We reiterate BUY call on Leong Hup International (LHI) with the same fair value of RM0.79/share based on FY23F PE of 13x, 1 SD lower than the 3-year mean. This also reflects an unchanged neutral ESG rating of 3 stars.
We made no changes to our forecasts following an analyst briefing yesterday. These are the key takeaways:
To recap, the group registered revenue improvement in all operating markets in 1QFY23, except for Indonesia (-3% YoY). Despite higher supply of livestock & poultry, demand in Indonesian market has been low compared to other regional peers. This was partly due to lower consumption per capita of chicken from 11kg- 12kg to 9kg (-25%) 2 years ago, which we think could be attributed to the pandemic effect on high costs of living.
Even so, average selling prices (ASP) in Indonesia have surged significantly over the past month on the back of reduced supply as well as increased demand during the Ramadhan festivity.

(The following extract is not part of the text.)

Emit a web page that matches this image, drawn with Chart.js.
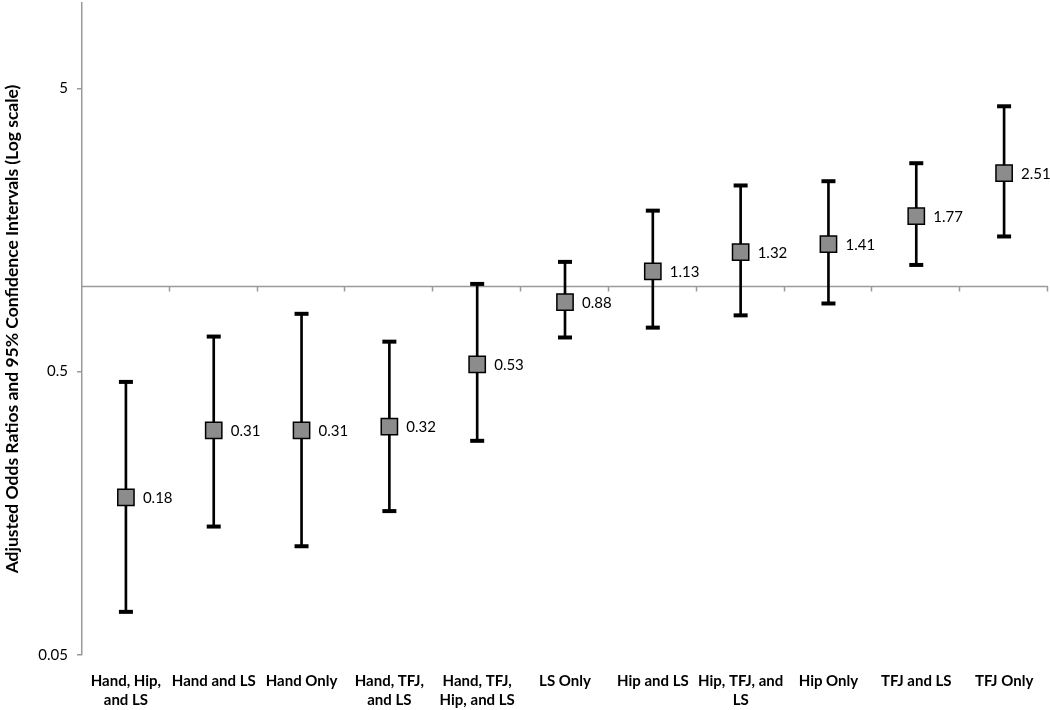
<!DOCTYPE html>
<html>
<head>
<meta charset="utf-8">
<script src="https://cdn.jsdelivr.net/npm/chart.js@4/dist/chart.umd.min.js"></script>
<style>
    html, body { margin: 0; padding: 0; background: #fff; }
    #wrap { width: 1050px; height: 710px; }
</style>
</head>
<body>
<div id="wrap"><canvas id="myChart" width="1050" height="710"></canvas></div>
<script>
var categories = [
    ['Hand, Hip,', 'and LS'],
    'Hand and LS',
    'Hand Only',
    ['Hand, TFJ,', 'and LS'],
    ['Hand, TFJ,', 'Hip, and LS'],
    'LS Only',
    'Hip and LS',
    ['Hip, TFJ, and', 'LS'],
    'Hip Only',
    'TFJ and LS',
    'TFJ Only'
];
var oddsRatios = [0.18, 0.31, 0.31, 0.32, 0.53, 0.88, 1.13, 1.32, 1.41, 1.77, 2.51];
var lowerCI = [0.071, 0.142, 0.121, 0.161, 0.285, 0.66, 0.715, 0.79, 0.87, 1.19, 1.50];
var upperCI = [0.46, 0.665, 0.80, 0.638, 1.02, 1.22, 1.85, 2.27, 2.35, 2.72, 4.32];
var yTicks = [0.05, 0.5, 5];
var refValue = 1;

var fontFamily = 'Lato, "Open Sans", sans-serif';

// line at OR = 1 with small tick marks between categories
var refLinePlugin = {
    id: 'refLine',
    beforeDatasetsDraw: function (chart)
    {
        var ctx = chart.ctx;
        var y = chart.scales.y;
        var area = chart.chartArea;
        var py = Math.round(y.getPixelForValue(refValue)) + 0.5;
        var step = (area.right - area.left) / categories.length;

        ctx.save();
        ctx.strokeStyle = '#9a9a9a';
        ctx.lineWidth = 1.5;
        ctx.beginPath();
        ctx.moveTo(area.left, py);
        ctx.lineTo(area.right, py);
        for (var i = 1; i <= categories.length; i++) {
            var px = Math.round(area.left + i * step) - 0.5;
            ctx.moveTo(px, py);
            ctx.lineTo(px, py + 5);
        }
        ctx.stroke();
        ctx.restore();
    }
};

// value labels right of each marker
var valueLabelPlugin = {
    id: 'valueLabels',
    afterDatasetsDraw: function (chart)
    {
        var ctx = chart.ctx;
        var meta = chart.getDatasetMeta(3);
        ctx.save();
        ctx.font = '15px ' + fontFamily;
        ctx.fillStyle = '#000';
        ctx.textAlign = 'left';
        ctx.textBaseline = 'middle';
        meta.data.forEach(function (pt, i) {
            ctx.fillText(oddsRatios[i].toFixed(2), pt.x + 17, pt.y + 1);
        });
        ctx.restore();
    }
};

var ctx = document.getElementById('myChart').getContext('2d');
var myChart = new Chart(ctx, {
    type: 'bar',
    data: {
        labels: categories,
        datasets: [{
            type: 'bar',
            data: lowerCI.map(function (lo, i) { return [lo, upperCI[i]]; }),
            backgroundColor: '#000',
            barThickness: 2,
            order: 3
        }, {
            type: 'line',
            data: lowerCI,
            showLine: false,
            pointStyle: 'line',
            pointRadius: 7,
            pointBorderWidth: 4,
            pointBorderColor: '#000',
            order: 2
        }, {
            type: 'line',
            data: upperCI,
            showLine: false,
            pointStyle: 'line',
            pointRadius: 7,
            pointBorderWidth: 4,
            pointBorderColor: '#000',
            order: 1
        }, {
            type: 'line',
            data: oddsRatios,
            showLine: false,
            pointStyle: 'rect',
            pointRadius: 11.5,
            pointBackgroundColor: '#8c8c8c',
            pointBorderColor: '#000',
            pointBorderWidth: 1.5,
            order: 0
        }]
    },
    options: {
        responsive: false,
        animation: false,
        layout: {autoPadding: false, padding: {top: 3, right: 2, left: 0, bottom: 0}},
        plugins: {
            legend: {display: false},
            tooltip: {enabled: false}
        },
        scales: {
            x: {
                grid: {display: false},
                border: {display: false},
                ticks: {
                    color: '#000',
                    padding: 8,
                    maxRotation: 0,
                    autoSkip: false,
                    font: {family: fontFamily, size: 15, weight: 'bold', lineHeight: 1.3}
                },
                afterFit: function (scale) { scale.height = 55; }
            },
            y: {
                type: 'logarithmic',
                min: 0.05,
                max: 10,
                afterBuildTicks: function (scale) {
                    scale.ticks = yTicks.map(function (v) { return {value: v}; });
                },
                afterFit: function (scale) {
                    scale.width = 82;
                    scale.paddingTop = 0;
                    scale.paddingBottom = 0;
                },
                grid: {
                    drawOnChartArea: false,
                    tickLength: 5,
                    color: '#9a9a9a',
                    lineWidth: 1.5
                },
                border: {color: '#9a9a9a', width: 1.5},
                ticks: {
                    color: '#000',
                    padding: 9,
                    font: {family: fontFamily, size: 15},
                    callback: function (v) { return String(v); }
                },
                title: {
                    display: true,
                    text: 'Adjusted Odds Ratios and 95% Confidence Intervals (Log scale)',
                    color: '#000',
                    padding: {top: 2, bottom: 0},
                    font: {family: fontFamily, size: 17.5, weight: 'bold'}
                }
            }
        }
    },
    plugins: [refLinePlugin, valueLabelPlugin]
});
</script>
</body>
</html>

On the production front, feed mill operation reached 1.1mil MT (+3% YoY) with an average utilisation rate of 60% (-2.9%-point YoY). The slightly lower utilisation rate was due to the lower sales volume of group feed at 1mil MT (-2% YoY), owing to the swine flu experienced by some of its operating countries.
However, supply volume of broiler day-old chicks (DOC) increased 7% YoY to 145mil chicks, whilst broiler chicken volume rose 5% YoY to 40mil birds. Also, the group sold 449mil eggs in 1QFY23, up by 9% YoY.
On the outlook, a sustained price and demand recovery in the Indonesian market could provide more upside to LHI’s earnings prospect, given that the country is the largest revenue contributor at 35%.
We also expect its Singapore market to improve as the Malaysian government has increased the export quota to 80% from 50%-60% previously. Coupled with declining feed cost, which is shown by lower corn (-12%) and soybean meal (-23%) prices since late February 2023, this augurs well for LHI.
Pending an official announcement on price ceilings and subsidies from the government, we do not discount the possibility of an extension possibly with lowered subsidies on eggs, partly offset by some adjustment to the price ceiling on chickens.
The group currently trades at a compelling FY23F PE of 9x, half of its 3-year average of 18x.